Non-polarizing social media
It's no secret that the world is fairly polarized right now.
Social media gets most of the blame. That's probably too simple—the trend toward polarization started before social media existed, so the platforms can't be the root cause. But it feels reasonable to say they accelerated it. I'll just assume that here and ask a different question: why does social media polarize, and what would it take to make it not?
Humans are natural center-seekers
In the vast majority of things, humans cluster around the mean. We are risk-averse, safety-seeking, and socially calibrating. Most people, on most issues, want to be roughly in the middle of their peer group. Extreme positions are uncomfortable—they isolate you, they create conflict, and they feel risky.
This is fundamentally incompatible with the kind of political extremism we see growing. So something must be overriding the center-seeking instinct.
The field-of-view hypothesis
I think the mechanism is simple: center-seeking is based on your field of view.
Most people don't position themselves at some abstract political center. They position themselves toward the middle of the people they see. Your sense of "normal" is calibrated by the distribution of opinions in your immediate environment.
In a physical community, that distribution is broad. You encounter people across a wide range of views—at work, in your neighborhood, at the grocery store. The center of that distribution is, roughly, the actual center.
Social media warps this. The feed is optimized for engagement, which means it fills your field of view with people who are similar to you—or who provoke a strong reaction from people like you. Either way, the distribution you see narrows and shifts.
And here's the key: the center of a narrow, shifted distribution is still far from the actual center. If your feed is mostly far-left content, the "moderate" position within that feed is still far-left relative to the population. Your center-seeking instinct is still working—you're still trying to be in the middle—but the middle you're calibrating against has moved.
You think you're being reasonable. From inside the bubble, you are.
A simple fix: reinstate the center signal
If the problem is that people have lost sight of where they actually sit relative to the broader population, the fix is conceptually straightforward: show them.
With AI, it's plausible to place most political content on a left-right axis. Not perfectly—edge cases and nuance will always exist—but well enough to be directionally useful. If you can score content, you can also score the consumption pattern of any given user: based on what you read, share, and engage with, here's where you sit relative to everyone else.
Then you just surface that information. On individual pieces of content: "this sits here on the spectrum." On the user's own profile: "your consumption pattern puts you here."
That's it. No censorship, no suppression, no editorial judgment about what's true or false. Just a mirror.
Why this is hard to manipulate
The obvious attack: flood the middle with content from one side, shifting what "center" looks like, and let the centering behavior push everyone in the opposite direction.
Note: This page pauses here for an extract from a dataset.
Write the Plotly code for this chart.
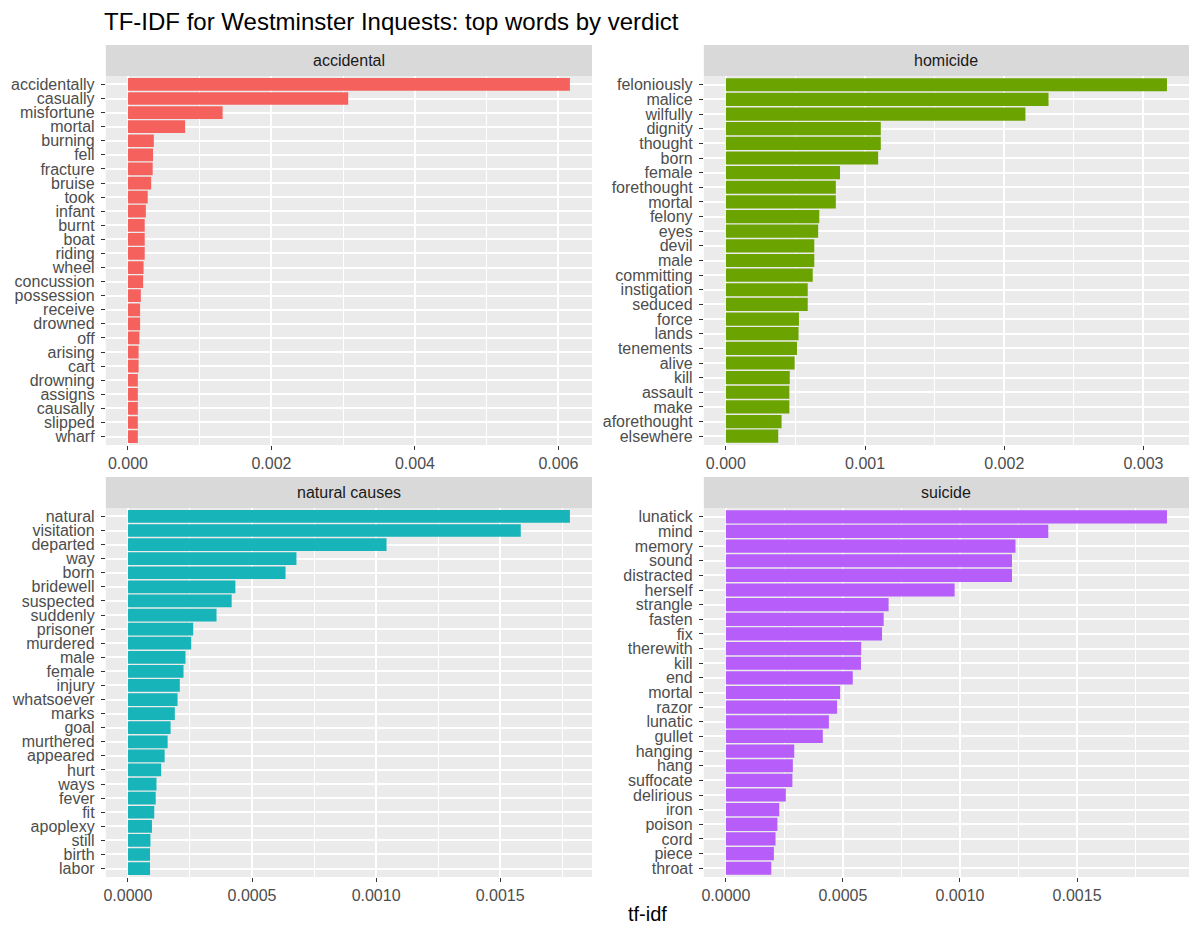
import plotly.graph_objects as go

W, H = 1200, 933

# ---------------- data ----------------
acc_words = ["accidentally", "casually", "misfortune", "mortal", "burning", "fell", "fracture",
             "bruise", "took", "infant", "burnt", "boat", "riding", "wheel", "concussion",
             "possession", "receive", "drowned", "off", "arising", "cart", "drowning",
             "assigns", "causally", "slipped", "wharf"]
acc_vals = [0.00616, 0.00307, 0.00132, 0.000797, 0.000361, 0.00035, 0.000345, 0.000324,
            0.000276, 0.00025, 0.000234, 0.000234, 0.000234, 0.000218, 0.000212, 0.00018,
            0.00017, 0.00017, 0.00016, 0.000149, 0.000149, 0.000138, 0.000138, 0.000138,
            0.000138, 0.000138]

hom_words = ["feloniously", "malice", "wilfully", "dignity", "thought", "born", "female",
             "forethought", "mortal", "felony", "eyes", "devil", "male", "committing",
             "instigation", "seduced", "force", "lands", "tenements", "alive", "kill",
             "assault", "make", "aforethought", "elsewhere"]
hom_vals = [0.003169, 0.002318, 0.002152, 0.001113, 0.001113, 0.001094, 0.00082, 0.00079,
            0.00079, 0.000671, 0.000663, 0.000635, 0.000635, 0.000624, 0.000588, 0.000588,
            0.000525, 0.000522, 0.000511, 0.000494, 0.000459, 0.000456, 0.000456, 0.0004,
            0.000376]

nat_words = ["natural", "visitation", "departed", "way", "born", "bridewell", "suspected",
             "suddenly", "prisoner", "murdered", "male", "female", "injury", "whatsoever",
             "marks", "goal", "murthered", "appeared", "hurt", "ways", "fever", "fit",
             "apoplexy", "still", "birth", "labor"]
nat_vals = [0.001781, 0.001583, 0.001042, 0.000679, 0.000635, 0.000433, 0.000418, 0.000357,
            0.000263, 0.000255, 0.000232, 0.000224, 0.000209, 0.0002, 0.000189, 0.000172,
            0.00016, 0.000148, 0.000134, 0.000115, 0.000112, 0.000106, 0.0000968, 0.0000907,
            0.0000891, 0.0000891]

sui_words = ["lunatick", "mind", "memory", "sound", "distracted", "herself", "strangle",
             "fasten", "fix", "therewith", "kill", "end", "mortal", "razor", "lunatic",
             "gullet", "hanging", "hang", "suffocate", "delirious", "iron", "poison", "cord",
             "piece", "throat"]
sui_vals = [0.001884, 0.001377, 0.001237, 0.001222, 0.001222, 0.000977, 0.000695, 0.000674,
            0.000667, 0.000578, 0.000577, 0.000542, 0.000488, 0.000475, 0.00044, 0.000414,
            0.000292, 0.000286, 0.000284, 0.000256, 0.000228, 0.00022, 0.000212, 0.000205,
            0.000194]

verdicts = ["accidental", "homicide", "natural causes", "suicide"]
x_dticks = [0.002, 0.001, 0.0005, 0.0005]
x_formats = [".3f", ".3f", ".4f", ".4f"]
colors = ["#F5625E", "#6BA401", "#17B4B9", "#B65DFA"]

words_all = [acc_words, hom_words, nat_words, sui_words]
vals_all = [acc_vals, hom_vals, nat_vals, sui_vals]

# ---------------- layout geometry (pixels) ----------------
col_x = [(104, 591), (703, 1189)]
row_y = [(76, 445), (508, 877)]      # plot area top/bottom in px
strip_h = 31

FONT = "Liberation Sans, Arial, Helvetica, sans-serif"

fig = go.Figure()
layout = {}
shapes = []
annotations = []

for i, (name, words, vals) in enumerate(zip(verdicts, words_all, vals_all)):
    r, c = divmod(i, 2)
    ax = "" if i == 0 else str(i + 1)
    x0, x1 = col_x[c]
    top, bot = row_y[r]
    xd = [x0 / W, x1 / W]
    yd = [1 - bot / H, 1 - top / H]

    fig.add_trace(go.Bar(
        x=vals, y=words, orientation="h",
        marker=dict(color=colors[i], line=dict(width=0)),
        width=0.9, showlegend=False,
        xaxis="x" + ax, yaxis="y" + ax,
        hovertemplate="%{y}: %{x}<extra>" + name + "</extra>",
    ))

    mx = max(vals)
    pad = 0.05 * mx
    n = len(words)
    layout["xaxis" + ax] = dict(
        domain=xd, anchor="y" + ax, range=[-pad, mx + pad],
        tick0=0, dtick=x_dticks[i], tickformat=x_formats[i],
        showgrid=True, gridcolor="white", gridwidth=1.5,
        minor=dict(tick0=0, dtick=x_dticks[i] / 2, showgrid=True,
                   gridcolor="white", gridwidth=0.7, ticks=""),
        zeroline=False, showline=False,
        ticks="outside", ticklen=4, tickwidth=1.1, tickcolor="#333333",
        tickfont=dict(family=FONT, size=16, color="#4D4D4D"),
    )
    layout["yaxis" + ax] = dict(
        domain=yd, anchor="x" + ax, type="category",
        categoryorder="array", categoryarray=words,
        tickmode="array", tickvals=words, ticktext=words,
        range=[n - 1 + 0.6, -0.6],
        showgrid=True, gridcolor="white", gridwidth=1.5,
        zeroline=False, showline=False,
        ticks="outside", ticklen=4, tickwidth=1.1, tickcolor="#333333",
        ticklabelstandoff=3,
        tickfont=dict(family=FONT, size=16, color="#4D4D4D"),
    )

    # facet strip
    shapes.append(dict(type="rect", xref="paper", yref="paper",
                       x0=xd[0], x1=xd[1], y0=yd[1], y1=yd[1] + strip_h / H,
                       fillcolor="#D9D9D9", line=dict(width=0), layer="below"))
    annotations.append(dict(text=name, xref="paper", yref="paper",
                            x=(xd[0] + xd[1]) / 2, y=yd[1] + strip_h / (2 * H),
                            xanchor="center", yanchor="middle", showarrow=False,
                            font=dict(family=FONT, size=16, color="#1A1A1A")))

# axis title
annotations.append(dict(text="tf-idf", xref="paper", yref="paper",
                        x=(104 + 1189) / 2 / W, y=1 - 914 / H,
                        xanchor="center", yanchor="middle", showarrow=False,
                        font=dict(family=FONT, size=20, color="black")))

fig.update_layout(
    width=W, height=H, autosize=False,
    margin=dict(l=0, r=0, t=0, b=0),
    paper_bgcolor="white", plot_bgcolor="#EBEBEB",
    bargap=0.1,
    title=dict(text="TF-IDF for Westminster Inquests: top words by verdict",
               x=104 / W, xanchor="left", y=1 - 22 / H, yanchor="middle",
               font=dict(family=FONT, size=24, color="black")),
    shapes=shapes, annotations=annotations,
    **layout,
)

fig.write_html("out.html")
But this is visible in the data. If someone pushes a lot of left-leaning content into the "center" bucket, the distribution of users would start to skew—it would look right-shifted in a way that's statistically detectable. The system is almost self-policing, because it only needs one thing to work: a reasonably accurate ranking of content on a political axis. Everything else falls out of the math.
No human editorial board deciding what's acceptable. No opaque algorithm choosing what to suppress. Just a positioning signal that lets people see where they are.
The bet: self-moderation through visibility
The underlying bet is this: most people, if shown clearly that their information diet makes them appear politically extreme, will self-moderate.
Not because they're told to. Not because content is removed. But because the center-seeking instinct—which never went away—gets its signal back. Right now that signal is broken because the feed has replaced the town square. Fix the signal and the instinct does the rest.
Social media isn't polarizing in and of itself. Social media that distorts your field of view is. Restore the field of view, and you restore the center.